Manuel Armenis is a street and fine art photographer with a background in filmmaking currently based in Hamburg, Germany.
After working as a photographer´s assistant and fine art printer he studied at the Icart, Ecole de Photographie in Paris, France and at the University of the Arts in London, England before continuing his career as an independent filmmaker and photographer.
The emphasis of his practice is the realization of long-term projects with a focus on exploring the human condition within everyday and commonplace urban environments.Manuel´s work has been exhibited internationally in galleries and was published in contemporary photography magazines both in print and online.
Manuel lives and works as a freelance photographer in Hamburg, Germany.
About ‘St. Pauli‘:
The city of Hamburg, Germany, is known for its red light district, also because the Beatles started their career more than 50 years ago in this area and has always been a fusion platform for people from different social backgrounds and lifestyles.
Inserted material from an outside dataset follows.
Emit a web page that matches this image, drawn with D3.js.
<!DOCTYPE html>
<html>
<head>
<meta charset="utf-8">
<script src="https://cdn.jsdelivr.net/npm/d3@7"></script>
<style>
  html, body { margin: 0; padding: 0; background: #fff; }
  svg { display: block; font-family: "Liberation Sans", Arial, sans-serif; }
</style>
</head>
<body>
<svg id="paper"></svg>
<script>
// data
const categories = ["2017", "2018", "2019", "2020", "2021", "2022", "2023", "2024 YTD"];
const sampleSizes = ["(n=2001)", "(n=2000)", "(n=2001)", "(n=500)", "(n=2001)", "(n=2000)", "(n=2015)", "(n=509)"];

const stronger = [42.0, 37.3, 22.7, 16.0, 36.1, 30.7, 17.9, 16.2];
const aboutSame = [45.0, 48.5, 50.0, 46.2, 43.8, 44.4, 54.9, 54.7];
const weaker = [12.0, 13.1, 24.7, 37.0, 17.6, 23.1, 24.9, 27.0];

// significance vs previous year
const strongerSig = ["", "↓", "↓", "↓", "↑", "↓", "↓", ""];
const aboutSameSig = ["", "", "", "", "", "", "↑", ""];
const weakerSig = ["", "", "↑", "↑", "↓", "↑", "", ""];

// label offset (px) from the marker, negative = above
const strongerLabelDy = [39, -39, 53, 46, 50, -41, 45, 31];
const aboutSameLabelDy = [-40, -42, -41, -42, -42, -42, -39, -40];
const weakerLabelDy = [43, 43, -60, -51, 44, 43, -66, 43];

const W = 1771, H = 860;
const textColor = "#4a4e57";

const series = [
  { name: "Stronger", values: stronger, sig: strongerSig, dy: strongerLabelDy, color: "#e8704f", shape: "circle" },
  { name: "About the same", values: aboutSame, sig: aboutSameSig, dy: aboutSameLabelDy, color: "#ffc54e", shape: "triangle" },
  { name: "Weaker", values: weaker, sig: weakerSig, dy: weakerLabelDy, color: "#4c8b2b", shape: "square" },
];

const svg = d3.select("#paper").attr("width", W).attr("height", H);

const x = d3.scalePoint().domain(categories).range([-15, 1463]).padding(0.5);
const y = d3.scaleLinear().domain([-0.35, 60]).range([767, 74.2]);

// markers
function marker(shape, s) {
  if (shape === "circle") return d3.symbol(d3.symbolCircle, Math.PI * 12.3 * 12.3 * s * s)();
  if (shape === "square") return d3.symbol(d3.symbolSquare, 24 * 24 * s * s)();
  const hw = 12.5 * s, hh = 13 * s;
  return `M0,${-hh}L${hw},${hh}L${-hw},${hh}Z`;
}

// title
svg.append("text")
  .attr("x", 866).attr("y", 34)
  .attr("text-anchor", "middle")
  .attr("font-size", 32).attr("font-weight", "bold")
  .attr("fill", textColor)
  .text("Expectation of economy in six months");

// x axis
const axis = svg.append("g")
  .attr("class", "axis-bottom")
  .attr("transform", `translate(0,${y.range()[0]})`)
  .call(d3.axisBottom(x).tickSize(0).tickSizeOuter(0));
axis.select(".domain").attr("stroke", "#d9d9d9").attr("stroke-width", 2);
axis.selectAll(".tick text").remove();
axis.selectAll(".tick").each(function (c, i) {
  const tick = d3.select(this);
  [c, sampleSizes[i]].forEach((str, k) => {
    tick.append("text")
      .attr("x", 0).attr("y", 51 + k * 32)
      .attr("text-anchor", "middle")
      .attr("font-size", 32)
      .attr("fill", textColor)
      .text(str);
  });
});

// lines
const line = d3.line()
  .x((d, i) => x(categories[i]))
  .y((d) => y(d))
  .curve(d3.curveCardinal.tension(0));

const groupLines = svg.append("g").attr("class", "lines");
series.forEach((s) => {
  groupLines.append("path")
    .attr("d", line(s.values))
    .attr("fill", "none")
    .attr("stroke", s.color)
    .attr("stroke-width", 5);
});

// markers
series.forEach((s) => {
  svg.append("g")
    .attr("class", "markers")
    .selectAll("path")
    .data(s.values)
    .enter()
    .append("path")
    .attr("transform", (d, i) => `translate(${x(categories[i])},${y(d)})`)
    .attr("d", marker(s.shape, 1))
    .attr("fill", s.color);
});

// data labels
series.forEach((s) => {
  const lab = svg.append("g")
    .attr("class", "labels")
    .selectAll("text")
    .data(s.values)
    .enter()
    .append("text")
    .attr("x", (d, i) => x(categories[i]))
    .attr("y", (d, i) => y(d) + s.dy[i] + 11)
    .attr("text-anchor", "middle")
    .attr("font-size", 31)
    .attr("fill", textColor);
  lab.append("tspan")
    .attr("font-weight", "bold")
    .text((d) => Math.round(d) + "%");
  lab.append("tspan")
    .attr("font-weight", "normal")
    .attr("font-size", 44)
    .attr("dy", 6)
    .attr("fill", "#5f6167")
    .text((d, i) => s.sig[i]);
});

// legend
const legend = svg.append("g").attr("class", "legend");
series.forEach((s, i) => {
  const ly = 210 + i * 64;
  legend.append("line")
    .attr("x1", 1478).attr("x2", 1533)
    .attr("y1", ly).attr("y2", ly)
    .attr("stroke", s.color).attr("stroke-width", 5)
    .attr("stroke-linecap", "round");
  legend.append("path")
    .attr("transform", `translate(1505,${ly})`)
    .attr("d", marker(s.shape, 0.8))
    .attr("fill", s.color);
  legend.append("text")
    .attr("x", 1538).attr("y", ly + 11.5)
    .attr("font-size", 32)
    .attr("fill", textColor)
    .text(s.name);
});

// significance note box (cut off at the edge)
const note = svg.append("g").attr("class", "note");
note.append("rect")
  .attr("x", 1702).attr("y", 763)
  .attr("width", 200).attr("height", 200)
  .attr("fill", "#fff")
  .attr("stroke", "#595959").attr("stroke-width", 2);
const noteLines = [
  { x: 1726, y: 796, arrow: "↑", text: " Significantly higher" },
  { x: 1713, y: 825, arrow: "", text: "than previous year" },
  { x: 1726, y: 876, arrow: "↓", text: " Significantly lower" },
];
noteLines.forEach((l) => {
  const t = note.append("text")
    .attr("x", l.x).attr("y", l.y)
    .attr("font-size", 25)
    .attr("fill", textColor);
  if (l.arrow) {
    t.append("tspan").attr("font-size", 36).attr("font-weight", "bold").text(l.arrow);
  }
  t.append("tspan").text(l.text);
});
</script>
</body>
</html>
The particular spirit of this district has always attracted numerous figures like sailors, drinkers, prostitutes, artists, gamblers and dreamers. These can be themselves without being labeled, judged. Here they haven’t been stigmatized from being different or maladjusted. Of course, there has always been a rough edge for St. Pauli, but the intrinsic character of the area is always based on a spirit of grace, respect, honesty and care among those who live here.
In recent years, the restructuring and commercial exploitation of the district has been rigorously advanced, leading to the destruction of many socio-cultural structures that have grown organically for decades. It seems that the territory and the margin of maneuver to allow for alterity, uniqueness, individuality and non-conformism are becoming scarcer every day.
The photographic series (2010-2017) is an attempt to capture the muted world of an outdated, transient and disintegrating St. Pauli. A vanishing cosmos that lies well hidden behind the superficial touristy veneer.
I was interested in the faces and the stories of the long-time residents, their everyday world, their small struggles and simple pleasures. Those characters who sometimes appear to have fallen out of time or seem to be stuck in-between different eras; with traces of their wilder days on one side of their lives and the apprehension of an uncertain future on the other. For how much longer will they be able to call St. Pauli home?